I thought the tech industry had pioneered the idea that a degree shouldn’t be the yard stick that all potential hires are judged against. And yet every time there’s a discussion about diversity in tech it’s the first excuse brought up. Suddenly a CS degree is a necessity.


Not many people get degrees in fund management, but aren't actively managed funds being increasingly seen as just dart throwing anyway?

If fund managers are on average no more lucky than just following the market then it'd stand to reason it doesn't matter what their degrees are in because they had no real skill to begin with.

My own experience of finance has been that jobs are handed out in ways and for reasons that would seem extremely lax to someone from the tech world.


>> Perhaps employers can expand the search to those with degrees in statistics, mathematics, physics, econometrics?

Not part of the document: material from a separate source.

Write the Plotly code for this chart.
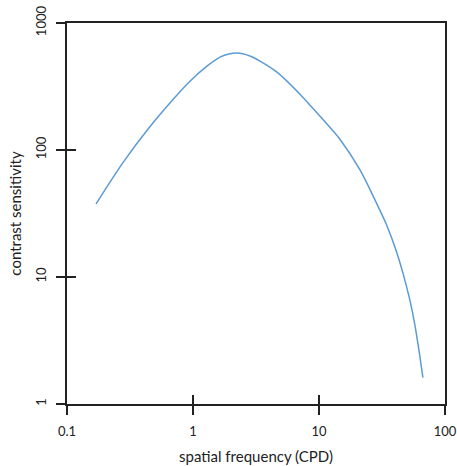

Why do you assume there won't be a similar (or worse) gender bias in those fields too? And if you expand the search in some way or loosen the requirements, then you can't do it only for women, that wouldn't be legal. That's why there is a real pipeline problem that needs to be addressed by getting more women into STEM.


Instead of getting economists and statisticians involved, why not just encourage companies to fund the educations of demographics of workers they're trying to recruit?

Not only is there a financial incentive (if you get people new to the field, you can pay them less until they get a new job or sufficient raises, and this is a benefit for both parties due to the lessened educational cost), it also creates loyalty out of almost nothing.

If not university classes or a bootcamp-like setup, apprenticeships would probably work amazingly for the purpose.


a) making for-profit companies responsible for education is an anti-pattern

b) suggesting that those people should be paid less is immoral


There is a similar push for "women in statistics", "women in mathematics", etc.